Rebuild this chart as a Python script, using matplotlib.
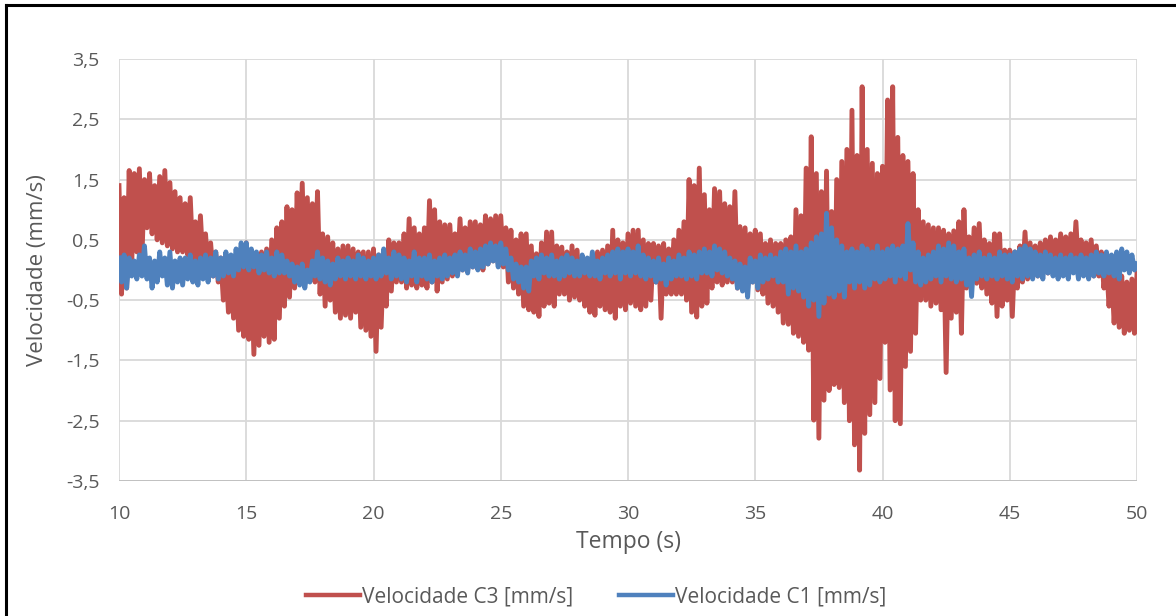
import matplotlib.pyplot as plt
import numpy as np
from matplotlib.lines import Line2D

# samples every 0.1 s, from 10.0 to 50.0 s (one row = one second)
t_start = 10.0
t_step = 0.1

vel_c3 = [
    1.4, -0.4, 1.2, -0.3, 1.65, 0.1, 1.6, 0.3, 1.68, 0.2,
    1.5, 0.7, 1.6, 0.6, 1.4, 0.5, 1.55, 0.45, 1.65, 0.4,
    1.45, 0.35, 1.3, 0.3, 1.2, 0.3, 1.1, 0.25, 1.2, 0.2,
    0.8, 0.15, 0.9, 0.1, 0.6, 0.0, 0.45, -0.1, 0.3, -0.2,
    0.2, -0.5, 0.1, -0.7, 0.05, -0.8, 0.1, -1.0, 0.2, -1.1,
    0.45, -1.15, 0.1, -1.4, 0.2, -1.25, 0.3, -1.1, 0.35, -1.2,
    0.5, -1.15, 0.7, -0.8, 0.8, -0.6, 1.05, -0.45, 1.0, -0.3,
    1.28, -0.1, 1.44, -0.2, 1.2, -0.15, 1.1, -0.2, 1.3, -0.4,
    0.6, -0.6, 0.55, -0.5, 0.45, -0.7, 0.35, -0.8, 0.4, -0.75,
    0.4, -0.8, 0.35, -0.7, 0.3, -0.95, 0.3, -1.0, 0.3, -1.1,
    0.35, -1.35, 0.25, -0.95, 0.3, -0.6, 0.5, -0.35, 0.45, -0.2,
    0.45, -0.2, 0.6, -0.3, 0.85, -0.25, 0.7, -0.3, 0.6, -0.25,
    0.7, -0.3, 1.15, -0.2, 1.0, -0.35, 0.8, -0.2, 0.75, -0.15,
    0.75, -0.1, 0.6, -0.05, 0.85, 0.0, 0.7, 0.0, 0.8, 0.05,
    0.8, 0.05, 0.75, 0.0, 0.9, 0.1, 0.85, 0.15, 0.9, 0.1,
    0.9, 0.05, 0.7, -0.2, 0.66, -0.3, 0.5, -0.4, 0.6, -0.6,
    0.6, -0.66, 0.4, -0.7, 0.27, -0.77, 0.45, -0.6, 0.63, -0.55,
    0.63, -0.6, 0.4, -0.4, 0.38, -0.4, 0.3, -0.5, 0.4, -0.45,
    0.33, -0.5, 0.2, -0.6, 0.1, -0.7, 0.2, -0.75, 0.3, -0.6,
    0.33, -0.66, 0.4, -0.7, 0.66, -0.8, 0.5, -0.6, 0.45, -0.66,
    0.6, -0.55, 0.66, -0.6, 0.66, -0.66, 0.5, -0.6, 0.44, -0.5,
    0.44, -0.2, 0.4, -0.8, 0.44, -0.4, 0.35, -0.4, 0.5, -0.4,
    0.66, -0.4, 0.8, -0.5, 1.5, -0.7, 1.4, -0.78, 1.69, -0.6,
    1.25, -0.55, 1.0, -0.3, 1.35, -0.2, 1.3, -0.25, 1.1, -0.2,
    1.05, -0.2, 1.3, -0.3, 0.72, -0.22, 0.7, -0.3, 0.6, -0.2,
    0.66, -0.33, 0.6, -0.4, 0.44, -0.55, 0.5, -0.6, 0.44, -0.7,
    0.44, -0.88, 0.5, -0.9, 0.55, -1.05, 1.0, -1.1, 0.9, -1.2,
    1.69, -1.33, 2.21, -2.49, 1.6, -2.79, 1.3, -2.16, 1.64, -2.0,
    0.97, -1.9, 1.5, -1.95, 1.8, -2.2, 2.0, -2.5, 2.65, -2.9,
    1.9, -3.32, 3.04, -2.71, 2.0, -2.4, 1.77, -2.2, 1.6, -1.8,
    1.72, -1.2, 2.82, -1.99, 3.04, -2.5, 2.2, -2.55, 1.9, -1.6,
    1.8, -1.35, 1.6, -1.05, 1.0, -0.5, 0.8, -0.5, 0.75, -0.6,
    0.7, -0.55, 0.7, -0.66, 0.66, -1.7, 0.6, -0.8, 0.65, -0.7,
    0.8, -1.05, 1.0, -0.3, 0.55, -0.25, 0.7, -0.22, 0.77, -0.3,
    0.5, -0.4, 0.44, -0.55, 0.6, -0.77, 0.6, -0.6, 0.33, -0.5,
    0.33, -0.77, 0.3, -0.3, 0.4, -0.2, 0.63, -0.15, 0.45, -0.1,
    0.4, -0.1, 0.45, -0.05, 0.5, -0.05, 0.55, 0.0, 0.5, 0.05,
    0.6, 0.05, 0.55, 0.0, 0.6, 0.05, 0.8, 0.0, 0.5, 0.05,
    0.45, -0.05, 0.5, -0.1, 0.4, -0.1, 0.3, -0.3, 0.15, -0.6,
    0.05, -0.88, -0.1, -0.95, -0.1, -1.05, -0.2, -1.0, -0.15, -1.05,
    -0.05,
]

vel_c1 = [
    0.2, -0.2, 0.25, -0.3, 0.2, -0.1, 0.15, -0.15, 0.25, -0.1,
    0.4, -0.15, 0.2, -0.3, 0.15, -0.2, 0.3, -0.1, 0.2, -0.25,
    0.3, -0.3, 0.15, -0.2, 0.2, -0.25, 0.2, -0.15, 0.25, -0.2,
    0.15, -0.25, 0.2, -0.15, 0.25, -0.2, 0.2, -0.1, 0.3, -0.15,
    0.2, -0.1, 0.3, -0.05, 0.25, -0.1, 0.35, 0.0, 0.45, 0.05,
    0.45, 0.0, 0.35, 0.05, 0.3, -0.05, 0.25, 0.0, 0.3, -0.05,
    0.2, -0.1, 0.3, -0.05, 0.25, -0.05, 0.15, -0.1, 0.1, -0.2,
    0.05, -0.25, 0.1, -0.3, 0.0, -0.2, 0.15, -0.1, 0.3, -0.15,
    0.2, -0.2, 0.15, -0.25, 0.1, -0.15, 0.2, -0.1, 0.15, -0.15,
    0.2, -0.1, 0.15, -0.15, 0.25, -0.1, 0.2, -0.15, 0.15, -0.1,
    0.2, -0.15, 0.25, -0.1, 0.35, -0.05, 0.2, -0.15, 0.3, -0.1,
    0.25, -0.15, 0.2, -0.2, 0.15, -0.1, 0.3, -0.2, 0.2, -0.1,
    0.2, -0.15, 0.25, -0.2, 0.15, -0.1, 0.2, -0.15, 0.25, -0.1,
    0.2, -0.05, 0.25, -0.1, 0.3, 0.0, 0.25, -0.05, 0.35, 0.05,
    0.3, 0.0, 0.35, 0.05, 0.4, 0.1, 0.45, 0.15, 0.4, 0.05,
    0.45, 0.1, 0.35, 0.0, 0.2, -0.15, 0.1, -0.2, 0.05, -0.3,
    0.05, -0.35, 0.15, -0.1, 0.2, -0.15, 0.25, -0.05, 0.2, -0.1,
    0.25, -0.1, 0.15, -0.15, 0.2, -0.1, 0.25, -0.05, 0.2, -0.1,
    0.15, -0.1, 0.25, -0.05, 0.2, -0.1, 0.3, -0.1, 0.15, -0.15,
    0.2, -0.05, 0.25, -0.1, 0.3, -0.05, 0.35, -0.15, 0.3, -0.05,
    0.35, -0.1, 0.3, -0.05, 0.4, -0.1, 0.25, -0.15, 0.2, -0.1,
    0.15, -0.2, 0.2, -0.15, 0.1, -0.25, 0.2, -0.15, 0.15, -0.1,
    0.25, -0.1, 0.2, -0.15, 0.3, -0.1, 0.25, -0.15, 0.3, -0.05,
    0.35, -0.05, 0.3, -0.1, 0.4, 0.0, 0.35, -0.05, 0.3, -0.1,
    0.2, -0.15, 0.15, -0.3, 0.1, -0.35, 0.05, -0.45, 0.2, -0.2,
    0.15, -0.3, 0.25, -0.2, 0.2, -0.15, 0.25, -0.1, 0.2, -0.2,
    0.3, -0.2, 0.35, -0.4, 0.3, -0.3, 0.4, -0.35, 0.3, -0.45,
    0.35, -0.6, 0.45, -0.5, 0.55, -0.77, 0.6, -0.55, 0.94, -0.4,
    0.7, -0.45, 0.5, -0.35, 0.4, -0.45, 0.3, -0.2, 0.35, -0.3,
    0.3, -0.2, 0.4, -0.3, 0.35, -0.25, 0.3, -0.15, 0.4, -0.2,
    0.3, -0.15, 0.35, -0.1, 0.4, -0.2, 0.35, -0.1, 0.4, -0.15,
    0.77, 0.0, 0.45, -0.2, 0.3, -0.25, 0.2, -0.2, 0.25, -0.15,
    0.3, -0.1, 0.4, -0.2, 0.35, -0.1, 0.45, -0.15, 0.4, -0.2,
    0.3, -0.15, 0.35, -0.25, 0.2, -0.44, 0.25, -0.15, 0.3, -0.1,
    0.2, -0.15, 0.25, -0.1, 0.2, -0.15, 0.3, -0.1, 0.25, -0.15,
    0.25, -0.2, 0.3, -0.1, 0.35, -0.15, 0.4, -0.1, 0.35, -0.15,
    0.3, -0.1, 0.25, -0.15, 0.3, -0.05, 0.25, -0.1, 0.2, -0.15,
    0.25, -0.1, 0.2, -0.15, 0.25, -0.05, 0.2, -0.15, 0.25, -0.1,
    0.2, -0.15, 0.25, -0.1, 0.3, -0.05, 0.25, -0.1, 0.3, -0.05,
    0.25, -0.1, 0.3, -0.15, 0.35, 0.0, 0.3, -0.05, 0.25, 0.0,
    0.1,
]

x_ticks = [10, 15, 20, 25, 30, 35, 40, 45, 50]
y_ticks = [-3.5, -2.5, -1.5, -0.5, 0.5, 1.5, 2.5, 3.5]

RED = "#C0504D"
BLUE = "#4F81BD"
GRAY_TXT = "#595959"

plt.rcParams["font.family"] = ["Open Sans", "DejaVu Sans"]

t = t_start + t_step * np.arange(len(vel_c3))

fig = plt.figure(figsize=(11.76, 6.16), dpi=100)
ax = fig.add_axes([119 / 1176, 1 - 481 / 616, (1137 - 119) / 1176, (481 - 59) / 616])

ax.plot(t, vel_c3, color=RED, lw=3.5, solid_joinstyle="round", label="Velocidade C3 [mm/s]", zorder=3)
ax.plot(t, vel_c1, color=BLUE, lw=3.5, solid_joinstyle="round", label="Velocidade C1 [mm/s]", zorder=4)

ax.set_xlim(10, 50)
ax.set_ylim(-3.5, 3.5)
ax.set_xticks(x_ticks)
ax.set_yticks(y_ticks)
ax.set_xticklabels([str(v) for v in x_ticks])
ax.set_yticklabels([f"{v:.1f}".replace(".", ",") for v in y_ticks])
ax.grid(True, color="#D9D9D9", lw=1.3)
ax.set_axisbelow(True)
for s in ax.spines.values():
    s.set_visible(False)
ax.axhline(-3.5, color="#BFBFBF", lw=1.3, zorder=2)
ax.tick_params(length=0, labelsize=14, labelcolor=GRAY_TXT)
ax.tick_params(axis="y", pad=14)
ax.tick_params(axis="x", pad=17)

ax.set_xlabel("Tempo (s)", fontsize=16.5, color=GRAY_TXT, labelpad=5)
ax.set_ylabel("Velocidade (mm/s)", fontsize=16, color=GRAY_TXT, labelpad=13)

handles = [Line2D([], [], color=RED, lw=3.2), Line2D([], [], color=BLUE, lw=3.2)]
fig.legend(handles, ["Velocidade C3 [mm/s]", "Velocidade C1 [mm/s]"],
           loc="center", bbox_to_anchor=(0.507, 0.031), ncol=2, frameon=False,
           fontsize=15, labelcolor=GRAY_TXT, handlelength=2.6, handletextpad=0.1,
           columnspacing=2.2)

# outer chart border (top and left edges visible)
fig.add_artist(Line2D([6 / 1176, 6 / 1176], [0, 1 - 5 / 616], color="black", lw=2.2, transform=fig.transFigure))
fig.add_artist(Line2D([6 / 1176, 1], [1 - 5 / 616, 1 - 5 / 616], color="black", lw=2.2, transform=fig.transFigure))

fig.savefig("out.png", dpi=100)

⁂

§ Goal: Go from the first line of the listing to the line holding "t_step = 0.1" and, please, transcribe those lines exactly, both included, with no pictures.

§ Exercise output:
Rebuild this chart as a Python script, using matplotlib.
import matplotlib.pyplot as plt
import numpy as np
from matplotlib.lines import Line2D

# samples every 0.1 s, from 10.0 to 50.0 s (one row = one second)
t_start = 10.0
t_step = 0.1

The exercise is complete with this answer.